Stated goal
Print exactly the lines from the first one down to the line that contains "import plotly.graph_objects as go", both included, and skip the pictures.

***** Data block *****

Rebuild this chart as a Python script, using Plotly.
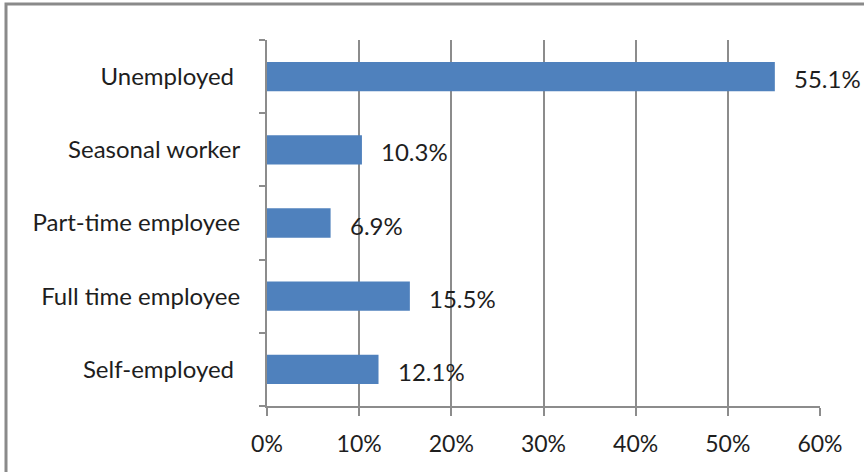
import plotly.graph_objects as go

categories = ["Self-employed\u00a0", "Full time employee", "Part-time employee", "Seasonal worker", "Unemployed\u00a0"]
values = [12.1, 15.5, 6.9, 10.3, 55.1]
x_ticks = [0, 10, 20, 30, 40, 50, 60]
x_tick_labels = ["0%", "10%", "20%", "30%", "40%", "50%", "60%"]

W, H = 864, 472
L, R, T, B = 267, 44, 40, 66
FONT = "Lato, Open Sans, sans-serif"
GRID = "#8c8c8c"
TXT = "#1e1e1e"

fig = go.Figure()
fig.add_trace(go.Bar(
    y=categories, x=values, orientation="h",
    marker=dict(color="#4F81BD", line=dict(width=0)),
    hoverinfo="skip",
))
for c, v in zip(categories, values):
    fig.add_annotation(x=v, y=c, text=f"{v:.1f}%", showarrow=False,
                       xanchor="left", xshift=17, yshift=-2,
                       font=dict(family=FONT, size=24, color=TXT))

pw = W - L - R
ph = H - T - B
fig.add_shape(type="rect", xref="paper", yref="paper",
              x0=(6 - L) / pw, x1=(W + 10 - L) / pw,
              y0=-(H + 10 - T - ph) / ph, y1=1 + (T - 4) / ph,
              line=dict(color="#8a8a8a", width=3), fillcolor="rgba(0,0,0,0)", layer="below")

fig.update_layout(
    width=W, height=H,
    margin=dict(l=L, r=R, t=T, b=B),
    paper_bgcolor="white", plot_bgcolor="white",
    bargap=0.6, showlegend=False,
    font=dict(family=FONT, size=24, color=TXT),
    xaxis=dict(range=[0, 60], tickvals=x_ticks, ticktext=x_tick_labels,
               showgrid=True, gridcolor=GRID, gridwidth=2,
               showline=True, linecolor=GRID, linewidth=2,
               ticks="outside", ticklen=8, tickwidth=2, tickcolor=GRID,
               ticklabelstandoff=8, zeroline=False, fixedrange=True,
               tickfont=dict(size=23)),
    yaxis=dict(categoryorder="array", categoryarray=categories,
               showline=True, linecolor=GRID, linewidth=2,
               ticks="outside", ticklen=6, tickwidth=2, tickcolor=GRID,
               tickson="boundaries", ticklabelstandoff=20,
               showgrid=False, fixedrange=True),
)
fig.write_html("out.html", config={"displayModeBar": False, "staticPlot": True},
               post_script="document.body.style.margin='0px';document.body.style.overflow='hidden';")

*****

Solution for this exercise
Rebuild this chart as a Python script, using Plotly.
import plotly.graph_objects as go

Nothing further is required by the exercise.